Just across the road is a river. A salmon river. I will investigate fishing permits for that, but it’s past salmon season for this year anyway so there’s no hurry.

The Triffid occupying the greenhouse turned out to be a grapevine. Yes, raw wine🙂 I was going to erase it when I first saw it but now I’ll just trim it back. Make room for tomatoes. Tobacco will find plenty of space in one of the other gardens and I have a little bit of woodland where I can nurture a wild-growing strain…

I’ll probably have to get fresh seeds. Mine are a few years old now.

That’s the digression out of the way. Now I’ll get to the point.
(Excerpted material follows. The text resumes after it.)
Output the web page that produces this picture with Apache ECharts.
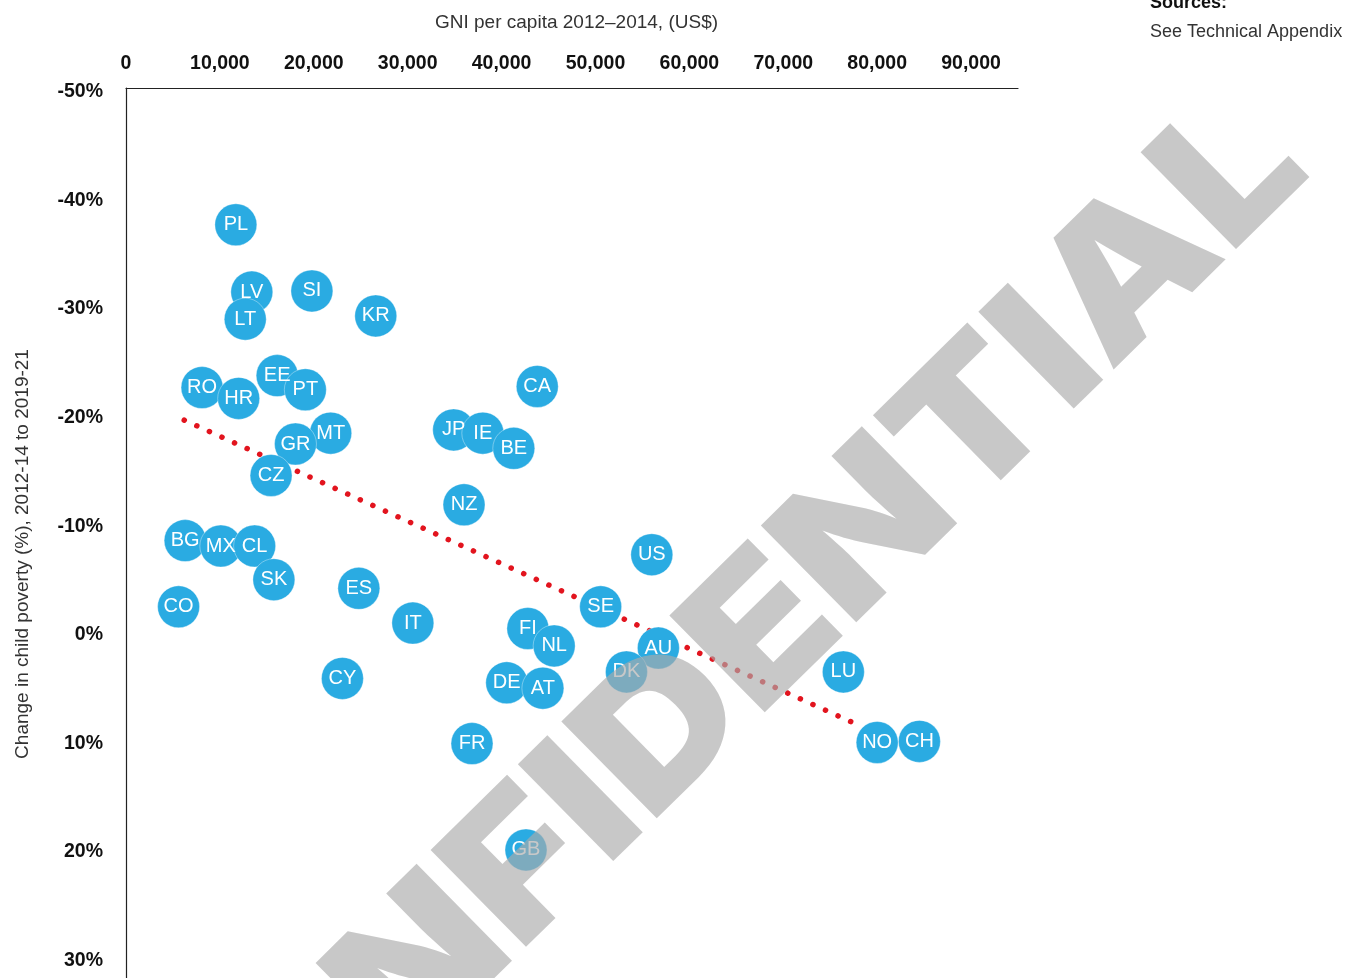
<!DOCTYPE html>
<html>
<head>
<meta charset="utf-8">
<script src="https://cdn.jsdelivr.net/npm/echarts@6/dist/echarts.min.js"></script>
<style>
html,body{margin:0;padding:0;background:#fff;}
#chart{width:1352px;height:978px;}
</style>
</head>
<body>
<div id="chart"></div>
<script>
// Country codes
var countries = ['PL','LV','SI','LT','KR','RO','HR','EE','PT','CA','JP','IE','BE','NZ','MT','GR','CZ','BG','MX','CL','US','SK','ES','CO','SE','IT','FI','NL','AU','DK','LU','CY','DE','AT','FR','NO','CH','GB'];
// GNI per capita 2012-2014 (US$)
var gni = [11700,13400,19800,12700,26600,8100,12000,16100,19100,43800,34900,38000,41300,36000,21800,18050,15450,6300,10100,13700,56000,15750,24800,5600,50550,30550,42800,45600,56700,53300,76400,23050,40550,44400,36850,80000,84500,42600];
// Change in child poverty (%), 2012-14 to 2019-21
var povertyChange = [-37.4,-31.2,-31.3,-28.7,-29.0,-22.4,-21.4,-23.5,-22.2,-22.5,-18.5,-18.2,-16.8,-11.6,-18.2,-17.2,-14.3,-8.3,-7.8,-7.8,-7.0,-4.7,-3.9,-2.2,-2.2,-0.7,-0.2,1.4,1.6,3.8,3.8,4.4,4.8,5.3,10.4,10.3,10.2,20.2];
// Trend line end points [GNI, change]
var trendX = [6200, 77500];
var trendY = [-19.4, 8.5];
// Axis ticks
var xTicks = [0,10000,20000,30000,40000,50000,60000,70000,80000,90000];
var yTicks = [-50,-40,-30,-20,-10,0,10,20,30];

var points = countries.map(function(c,i){ return [gni[i], povertyChange[i], c]; });
var trend = trendX.map(function(x,i){ return [x, trendY[i]]; });

var FONT = '"Liberation Sans", Arial, Helvetica, sans-serif';
var chart = echarts.init(document.getElementById('chart'), null, {renderer:'canvas'});
chart.setOption({
  animation:false,
  backgroundColor:'#fff',
  grid:{left:126, top:88, width:892, height:892, containLabel:false},
  xAxis:{
    type:'value', position:'top', min:0, max:95000, interval:10000,
    name:'GNI per capita 2012\u20132014, (US$)', nameLocation:'middle', nameGap:56,
    nameTextStyle:{fontFamily:FONT, fontSize:19, color:'#333', padding:[0,0,0,9]},
    axisLine:{show:true, onZero:false, lineStyle:{color:'#222', width:1.2}},
    axisTick:{show:false}, splitLine:{show:false},
    axisLabel:{show:true, margin:14, showMaxLabel:false, fontFamily:FONT, fontWeight:'bold', fontSize:19.5, color:'#111',
      formatter:function(v){ return xTicks.indexOf(v)>=0 ? v.toLocaleString('en-US') : ''; }}
  },
  yAxis:{
    type:'value', inverse:true, min:-50, max:32, interval:10,
    name:'Change in child poverty (%), 2012-14 to 2019-21', nameLocation:'middle', nameGap:94,
    nameTextStyle:{fontFamily:FONT, fontSize:19, color:'#333', padding:[0,42,0,0]},
    axisLine:{show:true, onZero:false, lineStyle:{color:'#222', width:1.2}},
    axisTick:{show:false}, splitLine:{show:false},
    axisLabel:{show:true, margin:23, showMaxLabel:false, fontFamily:FONT, fontWeight:'bold', fontSize:19.5, color:'#111',
      verticalAlign:'top', lineHeight:8,
      formatter:function(v){ return yTicks.indexOf(v)>=0 ? v + '%' : ''; }}
  },
  series:[
    {
      type:'line', data:trend, symbol:'none', z:1, silent:true,
      lineStyle:{color:'#e2141e', width:5.5, type:[0.1,13.7], cap:'round'}
    },
    {
      type:'scatter', data:points, symbolSize:42, z:3,
      itemStyle:{color:'#2aabe2', opacity:1, borderColor:'rgba(255,255,255,0.45)', borderWidth:0.8},
      label:{show:true, position:'inside', color:'#fff', fontFamily:FONT, fontSize:20,
        formatter:function(p){ return p.data[2]; }},
      encode:{x:0, y:1}
    }
  ],
  graphic:{
    elements:[
      {type:'text', left:1150, top:-6, z:50,
        style:{text:'Sources:', font:'bold 18px ' + FONT, fill:'#111'}},
      {type:'text', left:1150, top:23, z:50,
        style:{text:'See Technical Appendix', font:'18px ' + FONT, fill:'#333'}},
      {type:'text', x:1274, y:133, rotation:44.5 * Math.PI / 180, scaleX:1.12, scaleY:1, z:100, silent:true,
        style:{text:'CONFIDENTIAL', font:'900 187px Inter, "Liberation Sans", sans-serif', fill:'rgba(170,170,170,0.65)', align:'right', verticalAlign:'middle', textAlign:'right', textVerticalAlign:'middle'}}
    ]
  }
});
</script>
</body>
</html>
The EU are being moaned at about lobbying transparency. Mostly the complaints are about food companies ‘blocking new sugar laws’.

We don’t need a law on sugar. It’s sugar. You buy it and eat it or don’t buy it and don’t eat it. Or you can plant some sugar beet and extract your own. Nobody needs a law telling them how much they can have and we really don’t need to start on food taxation. That way lies the starving poor.

It’s a two edged sword though. The EU will be under pressure to be totally transparent on lobbying from Big Food, Big Baccy, Big Other Stuff… but also under pressure to keep quiet about lobbying from Big Brother.

These sugar laws didn’t come from any government office. They came from lobbying by Big Nanny. The tax-funded lobby groups who want us all under the biggest thumb since Stalin’s.

If they want total lobbying transparency then ASH and the rest will have to declare how much they spend on lobbying governments, what they are saying and most of all… who’s paying for it.

Unlike private corporations, the ones paying for these nannying groups are… us.

Yes, you antismokers might be all pleased with ASH, you thinnies might be delighted with the sugar haters, you tea-total people might be rejoicing at the booze removers and well you might. You’re paying for them all. If all those groups didn’t exist you could be paying less tax. But hey, you love them all so much you don’t mind paying more income tax and more tax on your food on top of that.

I’m going to have a big garden. So far I have identified four apple trees and haven’t explored the wooded part much at all. There will be food grown there.

And tobacco.

Maybe sugar beet too.

Then… there’s the grapes… and you know what’s happening to them.